In my experience, when people say "dedicated server" they typically mean something like OVH rather than a real "cloud" provider (AWS, GCP, Azure, etc.). In other words, something morally equivalent to colo but without having to ship servers around.


Yes, that is likely the case here as well. But if someone is not well versed in cloud providers and reads these comments, they might be misinformed without clarifying that this issue is AWS vs other providers, as opposed to dedicated vs shared resources.


> If you rent a dedicated server from AWS

Who, in their right mind, goes for a bare metal to AWS, when there are so many decent and time-tested options out there?


Data Gravity. If you already have all your data in AWS, and your app that is generating new data is in AWS, it makes a lot of sense to get bare metal in AWS to do batch workloads on that data, so there is no egress fees.


We did a calculation in my previous company and it turned out even with the egregious egress costs it was way cheaper to host these huge workloads outside of AWS.


Anyone who has experience with AWS or is looking to hire candidates with known skills. AWS is the industry standard. A lot of quality candidates know it and use it, because it pays the best and has the most job opportunities. And most companies use it because they were first to market and its easy to find candidates.

I'd argue that startups should have a good reason for not using AWS. The costs for their basic services is not that much compared to the cost of development.


crypto hft


I suspect they're not getting a dedicated server from Amazon. Anyone doing that is either foolish or is so locked into AWS infrastructure that it cost-wise makes more sense than to expand a network to another provider. Fun times, indeed.

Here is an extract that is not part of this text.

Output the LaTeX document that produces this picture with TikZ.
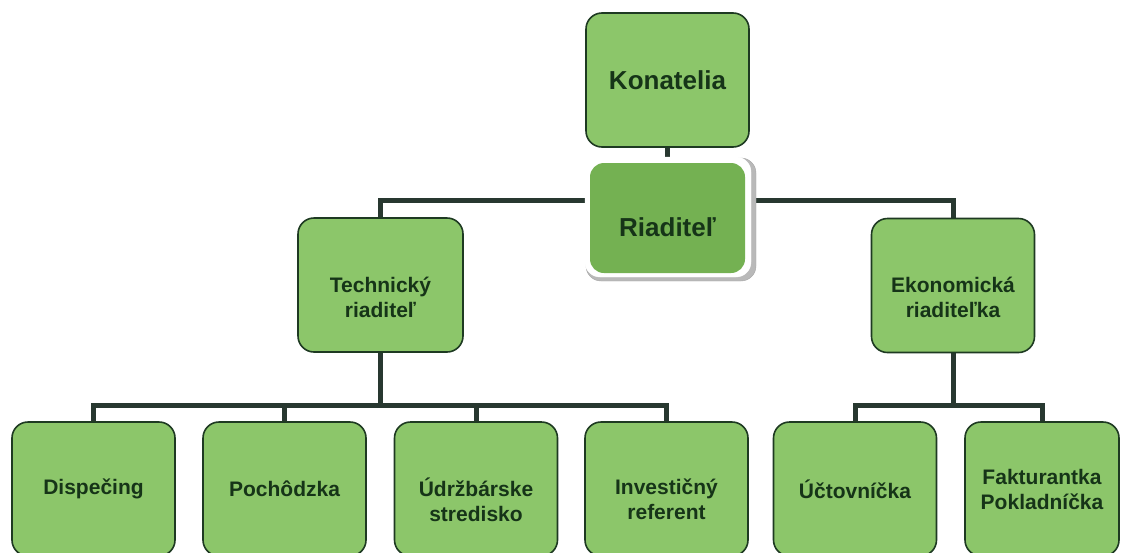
\documentclass[tikz,border=0pt]{standalone}
\usepackage{fontspec}
\setmainfont{Liberation Sans}
\usetikzlibrary{positioning,backgrounds}

\definecolor{boxgreen}{HTML}{8CC66A}
\definecolor{bossgreen}{HTML}{74B152}
\definecolor{edgegreen}{HTML}{1E3A22}
\definecolor{textgreen}{HTML}{163418}
\definecolor{linegray}{HTML}{283830}

\tikzset{
  orgbox/.style={draw=edgegreen, line width=1.6pt, fill=boxgreen,
    rounded corners=16pt, align=center, text=textgreen,
    font=\bfseries\fontsize{21}{25}\selectfont,
    minimum width=163pt, minimum height=134pt, inner sep=0pt},
  topbox/.style={orgbox, font=\bfseries\fontsize{26}{30}\selectfont},
  bossbox/.style={topbox, draw=none, fill=bossgreen, rounded corners=14pt,
    minimum width=155pt, minimum height=110pt},
  % pushes the text of a box a little down
  droptext/.style={text height=#1, text depth=0pt},
  link/.style={draw=linegray, line width=5pt},
}

\begin{document}
\begin{tikzpicture}[x=1pt, y=-1pt]
  \useasboundingbox (0,0) rectangle (1121,552);
  \clip (0,0) rectangle (1121,552);

  % top of the chart
  \node[topbox] (board) at (667.5, 80) {Konatelia};
  \draw[fill=gray!55, draw=gray!70, rounded corners=15pt]
    (586,158) rectangle (756,281);
  \draw[fill=white, draw=white, rounded corners=15pt]
    (585,157) rectangle (751,277);
  \node[bossbox, droptext=37pt] (director) at (667.5, 218) {Riaditeľ};

  % second row
  \node[orgbox, droptext=64pt, minimum width=165pt] (tech) at (380.5, 285) {Technický\\riaditeľ};
  \node[orgbox, droptext=64pt] (econ) at (953, 285.5) {Ekonomická\\riaditeľka};

  % third row
  \node[orgbox] (dispatch) at (93.5, 489) {Dispečing};
  \node[orgbox] (patrol) at (284.5, 489) {Pochôdzka};
  \node[orgbox, droptext=64pt] (maint) at (476, 489) {Údržbárske\\stredisko};
  \node[orgbox, droptext=60pt] (invest) at (666.5, 489) {Investičný\\referent};
  \node[orgbox] (account) at (855, 489) {Účtovníčka};
  \node[orgbox, minimum width=154pt] (invoice) at (1042, 489) {Fakturantka\\Pokladníčka};

  \coordinate (topbar) at (0, 200);
  \coordinate (lowbar) at (0, 405);

  \begin{scope}[on background layer]
    \draw[link] (board.south) -- (director.north);
    \draw[link] (tech.north) -- (tech.north |- topbar) -| (econ.north);
    \foreach \child in {dispatch, patrol, maint, invest}
      \draw[link] (tech.south) -- (tech.south |- lowbar) -| (\child.north);
    \foreach \child in {account, invoice}
      \draw[link] (econ.south) -- (econ.south |- lowbar) -| (\child.north);
  \end{scope}
\end{tikzpicture}
\end{document}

What I started doing is just running my own "cloud" out of my house for personal projects. I have all of the things I need. There's some overhead in terms of maintenance and up-front setup cost in terms of time and equipment, but after that it's pretty smooth sailing.


> I suspect they're not getting a dedicated server from Amazon.

If it's literally called a dedicated server, why would you suspect otherwise?

Source: I worked in the core EC2 dataplane for a couple years. PEs and leadership there would not be happy with misleading customers. We constantly thought of the customer experience there.


I think you misread the comment you responded to.

It didn’t mean ”I suspect that what they are getting from Amazon isn’t a dedicated server”.

Rather it meant ”I suspect that they’re getting a dedicated server from somewhere else that isn’t Amazon”.

The original comment was talking about a dedicated machine for personal projects with a fixed cost of $40/month.


Ah, this makes sense. Thanks for clarifying!


Generally you get a "dedicated host" from AWS, not a "dedicated server" so that was kind of my first tip off. There's a very big difference; the only usecase I'd really consider for dedicated hosts is security related and, frankly, they're far more expensive than any colo box. Dedicated Hosts are also far more restrictive than what you get at a colo DC. Second, even if AWS offered to let you have full control of a rack box you'd have to be economically out of your mind with AWS' network costs compared to a colo DC.


You still have network performance limitations + the security aspects to run by yourself (as in: not getting your data drive encrypted by a ransomware)


I probably wasn't explicit enough with "cloud" but I mean running your own isolated workloads with at minimum virtual machines and virtual isolated storage (block or otherwise). From a topological perspective my home DC resembles most major clouds other than the fact that there are not two sites.


Oh no, I would never go AWS for dedicated. Should've specified that in my comment so people don't get disappointed if they try to get that from AWS.


You can get much cheaper dedicated servers with alternative providers such as OVH.